A number of Sir Tony’s recommendations mirror our own response to his call for evidence. We are encouraged that he:
- Endorses the need for clear system leadership to help resolve and mitigate the current framework’s fragmentation and complexity, and to clarify and assign responsibility for ongoing issues, such as appropriate regulation, and for planning and developing improvements to the system going forward;
- Recognises that bringing the statutory publishing date forward to 31 July is not sustainable and that audit timetables need to be considered holistically across the public sector;
- Acknowledges that the local public audit market is itself fragile, vulnerable and lacking resilience as a result of the limited number of suppliers and the wider pressures on those firms, and that further investment in public audit is needed to ensure that there are sufficient auditors with the appropriate knowledge and skills to deliver the audit service that public bodies and the public at large have the right to expect;
- Recognises that current fee levels are low compared to other sectors (driven down by suppliers bidding keenly to win contracts in the very different audit environment in 2017);
- Welcomes the NAO’s new Code of Audit Practice and the greater and more informative insights which the new VFM arrangements commentary has the potential to provide;
- Recognises the limitations which the Appointing Person Regulations place on fee setting arrangements;
- Calls for improvement in the clarity and relevance of local audit reporting; and
- Recognises the importance of strengthening capacity and skills in depth throughout the financial reporting supply chain.

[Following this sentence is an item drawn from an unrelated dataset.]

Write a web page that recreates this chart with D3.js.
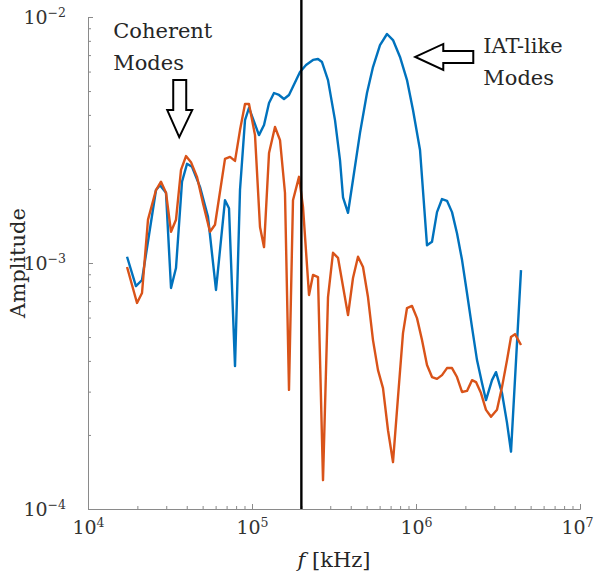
<!DOCTYPE html>
<html>
<head>
<meta charset="utf-8">
<script src="https://cdn.jsdelivr.net/npm/d3@7"></script>
<style>
  body { margin: 0; background: #fff; }
  text { font-family: "DejaVu Serif", serif; fill: #262626; }
</style>
</head>
<body>
<svg id="chart" width="595" height="576"></svg>
<script>
// [frequency (kHz), amplitude]
var blueSeries = [
  [1.73e4, 1.06e-3], [1.96e4, 8.06e-4], [2.135e4, 8.53e-4], [2.355e4, 1.30e-3],
  [2.598e4, 1.98e-3], [2.748e4, 2.07e-3], [2.989e4, 1.93e-3], [3.208e4, 7.91e-4],
  [3.44e4, 9.54e-4], [3.743e4, 2.14e-3], [4.015e4, 2.53e-3], [4.306e4, 2.46e-3],
  [4.818e4, 2.04e-3], [5.392e4, 1.54e-3], [6.032e4, 7.77e-4], [6.845e4, 1.80e-3],
  [7.24e4, 1.67e-3], [7.878e4, 3.81e-4], [8.45e4, 1.98e-3], [9.065e4, 3.81e-3],
  [9.587e4, 4.27e-3], [1.103e5, 3.31e-3], [1.184e5, 3.64e-3], [1.27e5, 4.47e-3],
  [1.362e5, 4.91e-3], [1.461e5, 4.82e-3], [1.567e5, 4.64e-3], [1.681e5, 4.82e-3],
  [1.962e5, 5.98e-3], [2.135e5, 6.38e-3], [2.355e5, 6.69e-3], [2.526e5, 6.75e-3],
  [2.672e5, 6.56e-3], [2.907e5, 5.54e-3], [3.207e5, 3.81e-3], [3.44e5, 2.62e-3],
  [3.589e5, 1.85e-3], [3.85e5, 1.60e-3], [4.129e5, 2.18e-3], [4.556e5, 3.38e-3],
  [5.025e5, 4.91e-3], [5.467e5, 6.26e-3], [6.032e5, 7.69e-3], [6.656e5, 8.53e-3],
  [7.24e5, 8.06e-3], [7.988e5, 6.88e-3], [8.813e5, 5.54e-3], [9.587e5, 4.19e-3],
  [1.058e6, 2.88e-3], [1.167e6, 1.18e-3], [1.252e6, 1.22e-3], [1.343e6, 1.61e-3],
  [1.441e6, 1.82e-3], [1.545e6, 1.79e-3], [1.658e6, 1.61e-3], [1.778e6, 1.32e-3],
  [1.908e6, 1.03e-3], [2.046e6, 7.55e-4], [2.195e6, 5.49e-4], [2.355e6, 4.03e-4],
  [2.526e6, 3.25e-4], [2.672e6, 2.77e-4], [2.907e6, 3.34e-4], [3.075e6, 3.60e-4],
  [3.345e6, 2.96e-4], [3.589e6, 2.24e-4], [3.796e6, 1.71e-4], [4.368e6, 9.36e-4]
];

var orangeSeries = [
  [1.73e4, 9.63e-4], [1.99e4, 6.88e-4], [2.135e4, 7.55e-4], [2.322e4, 1.50e-3],
  [2.598e4, 1.98e-3], [2.787e4, 2.14e-3], [2.989e4, 1.93e-3], [3.208e4, 1.34e-3],
  [3.44e4, 1.50e-3], [3.691e4, 2.39e-3], [3.959e4, 2.72e-3], [4.246e4, 2.57e-3],
  [4.619e4, 2.24e-3], [5.025e4, 1.75e-3], [5.545e4, 1.34e-3], [5.948e4, 1.43e-3],
  [6.845e4, 2.65e-3], [7.343e4, 2.70e-3], [7.878e4, 2.60e-3], [8.45e4, 3.47e-3],
  [9.065e4, 4.43e-3], [9.587e4, 4.43e-3], [1.043e5, 3.31e-3], [1.119e5, 1.40e-3],
  [1.184e5, 1.16e-3], [1.27e5, 2.80e-3], [1.381e5, 3.57e-3], [1.482e5, 3.16e-3],
  [1.589e5, 1.93e-3], [1.681e5, 3.05e-4], [1.778e5, 1.80e-3], [1.935e5, 2.24e-3],
  [2.046e5, 1.69e-3], [2.227e5, 7.41e-4], [2.355e5, 8.94e-4], [2.526e5, 8.77e-4],
  [2.71e5, 1.31e-4], [2.907e5, 7.27e-4], [3.118e5, 1.10e-3], [3.345e5, 1.05e-3],
  [3.85e5, 6.14e-4], [4.129e5, 8.69e-4], [4.43e5, 1.06e-3], [4.752e5, 9.63e-4],
  [5.096e5, 7.27e-4], [5.467e5, 4.86e-4], [5.865e5, 3.67e-4], [6.292e5, 3.10e-4],
  [6.75e5, 2.09e-4], [7.24e5, 1.55e-4], [7.767e5, 2.85e-4], [8.332e5, 5.19e-4],
  [8.813e5, 6.56e-4], [9.454e5, 6.69e-4], [1.014e6, 5.97e-4], [1.088e6, 4.86e-4],
  [1.167e6, 3.85e-4], [1.252e6, 3.44e-4], [1.343e6, 3.38e-4], [1.441e6, 3.50e-4],
  [1.545e6, 3.74e-4], [1.658e6, 3.74e-4], [1.778e6, 3.44e-4], [1.908e6, 2.99e-4],
  [2.046e6, 3.02e-4], [2.195e6, 3.34e-4], [2.322e6, 3.28e-4], [2.49e6, 2.96e-4],
  [2.672e6, 2.53e-4], [2.867e6, 2.37e-4], [3.118e6, 2.53e-4], [3.345e6, 3.13e-4],
  [3.589e6, 4.03e-4], [3.796e6, 5.00e-4], [4.015e6, 5.14e-4], [4.368e6, 4.64e-4]
];

var xTicks = [1e4, 1e5, 1e6, 1e7];
var yTicks = [1e-4, 1e-3, 1e-2];
var cutoffFreq = 2e5;

var margin = { top: 17, right: 15, bottom: 67, left: 88 },
  width = 595 - margin.left - margin.right,
  height = 576 - margin.top - margin.bottom;

var svg = d3.select('#chart');
var g = svg.append('g')
  .attr('transform', 'translate(' + margin.left + ',' + margin.top + ')');

var x = d3.scaleLog().domain([1e4, 1e7]).range([0, width]);
var y = d3.scaleLog().domain([1e-4, 1e-2]).range([height, 0]);

// minor ticks 2..9 in every decade
function minors(lo, hi) {
  var out = [];
  for (var p = lo; p < hi; p++) {
    for (var k = 2; k <= 9; k++) out.push(k * Math.pow(10, p));
  }
  return out;
}

function powLabel(sel) {
  sel.each(function(d) {
    var e = Math.round(Math.log10(d));
    var t = d3.select(this).text(null);
    t.append('tspan').text('10');
    t.append('tspan')
      .attr('dy', '-0.6em')
      .attr('font-size', '12.5px')
      .text(e < 0 ? '\u2212' + (-e) : e);
  });
}

var axisColor = '#8a8a8a';

// x axis
var xAxis = g.append('g').attr('transform', 'translate(0,' + height + ')');
xAxis.append('g')
  .call(d3.axisBottom(x).tickValues(minors(4, 7)).tickSizeInner(-3).tickSizeOuter(0).tickFormat(''));
xAxis.append('g')
  .call(d3.axisBottom(x).tickValues(xTicks).tickSizeInner(-5).tickSizeOuter(0).tickPadding(12))
  .selectAll('.tick text')
  .attr('font-size', '19px')
  .call(powLabel)
  .attr('dx', function(d) { return d === 1e7 ? -3 : 0; });

// y axis
var yAxis = g.append('g');
yAxis.append('g')
  .call(d3.axisLeft(y).tickValues(minors(-4, -2)).tickSizeInner(-3).tickSizeOuter(0).tickFormat(''));
yAxis.append('g')
  .call(d3.axisLeft(y).tickValues(yTicks).tickSizeInner(-5).tickSizeOuter(0).tickPadding(22))
  .selectAll('.tick text')
  .attr('font-size', '19px')
  .attr('dy', '0.35em')
  .call(powLabel);

g.selectAll('.domain, .tick line').attr('stroke', axisColor);
g.selectAll('.tick text').style('fill', '#333');

// series
var line = d3.line()
  .x(function(d) { return x(d[0]); })
  .y(function(d) { return y(d[1]); });

g.append('path')
  .datum(blueSeries)
  .attr('fill', 'none')
  .attr('stroke', '#0072BD')
  .attr('stroke-width', 2.4)
  .attr('stroke-linejoin', 'round')
  .attr('d', line);

g.append('path')
  .datum(orangeSeries)
  .attr('fill', 'none')
  .attr('stroke', '#D95319')
  .attr('stroke-width', 2.4)
  .attr('stroke-linejoin', 'round')
  .attr('d', line);

// cutoff line, runs up past the top of the axes
g.append('line')
  .attr('x1', x(cutoffFreq)).attr('x2', x(cutoffFreq))
  .attr('y1', y(1e-4)).attr('y2', -margin.top)
  .attr('stroke', '#000')
  .attr('stroke-width', 2.4);

// axis labels
svg.append('text')
  .attr('transform', 'translate(25,' + (margin.top + height / 2) + ') rotate(-90)')
  .attr('text-anchor', 'middle')
  .attr('font-size', '21px')
  .text('Amplitude');

var xl = svg.append('text')
  .attr('x', margin.left + width / 2)
  .attr('y', 567)
  .attr('text-anchor', 'middle')
  .attr('font-size', '21px');
xl.append('tspan').attr('font-style', 'italic').text('f');
xl.append('tspan').text(' [kHz]');

// annotations
function note(px, py, lines) {
  var t = g.append('text').attr('font-size', '21px');
  lines.forEach(function(s, i) {
    t.append('tspan').attr('x', px).attr('y', py + i * 32).text(s);
  });
}

var coh = [x(3.6e4), y(3.25e-3)];
g.append('path')
  .attr('d', 'M' + coh[0] + ',' + coh[1] +
    'l-12,-27 l6,0 l0,-30 l13,0 l0,30 l6,0 z')
  .attr('fill', '#fff')
  .attr('stroke', '#000')
  .attr('stroke-width', 2);
note(coh[0] - 66, 21, ['Coherent', 'Modes']);

var iat = [x(9.9e5), y(6.88e-3)];
g.append('path')
  .attr('d', 'M' + iat[0] + ',' + iat[1] +
    'l28,-13 l0,7 l30,0 l0,12 l-30,0 l0,7 z')
  .attr('fill', '#fff')
  .attr('stroke', '#000')
  .attr('stroke-width', 2);
note(iat[0] + 68, 36, ['IAT-like', 'Modes']);
</script>
</body>
</html>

Perhaps inevitably in a long report that tackles such a complex range of problems, PSAA has a different perspective in some areas. In terms of our role, we provide robust challenge to all fee variation proposals, considering each one in line with our responsibilities. Our website also sets out our methodology for monitoring contracts, overseeing independence matters and dealing with complaints. Our annual report on professional standards, contractual requirements and relationship management and on overall audit quality will be published later in the year, following the results of the 2018/19 professional regulatory audit reviews which are currently awaited.
Sir Tony’s central recommendation is the creation of the Office of Local Audit Regulation (OLAR) that brings together within a single entity a wide range of functions. These include procurement, regulation and the new system leader role. Whilst we can understand some of the arguments for a structural reorganisation, we are apprehensive about the time which it may take to legislate and bring a new body fully on stream. In our view part of the work to test this proposal must be to confirm whether it can be delivered as a timely response to the current urgent challenges.
The Redmond Report focuses on the bodies covered by the local government accounting code, but some of OLAR’s proposed duties would also logically cover audit in the NHS. It will therefore be crucial for the Government’s response to clarify how OLAR would relate to local audit in the NHS, and with the awaited responses to the Kingman, Competition and Markets Authority and Brydon Reports.
Sir Tony has called for increased audit fees as the first step to achieving sustainable local audit. To an extent additional fees are generated through PSAA’s fee variations process though we acknowledge that the system for claiming and approving variations takes time and makes demands on both auditors and audited bodies. In part this is a reflection of the requirements of the relevant regulations. However, it also reflects the fact that the system was designed when fees were higher, the market was more stable, and fee variation claims were far less common. We have recently completed a project evaluating ways to evolve the fee variation process to make it more straightforward for all parties, and aim to publish proposals for consultation in the near future.
To achieve audit sustainability in the long term there also needs to be a consensus about where the additional resources will come from, and how more money in the system will enrich the value that audit adds by attracting and developing skilled people. We also need to address the challenge of ensuring that audit is more highly valued by local bodies – hopefully the new Audit Code, and in particular the new VFM arrangements commentary, will be a major step in the right direction.
Sir Tony has emphasised that not everything in his report requires legislation. PSAA is keen to continue to work with others in the sector on developing solutions and resolving some of the urgent challenges highlighted so that progress can be made as rapidly as possible. PSAA has already published reports with detailed evidence of the fragility of the audit supply market and continues to regard this as the critical risk to be addressed.
Report: Independent review of the sustainability of the local government audit market
We look forward to continuing to hear the views of audited bodies and to ensuring that your frontline experiences are given appropriate weight in the work to develop a more stable local audit system.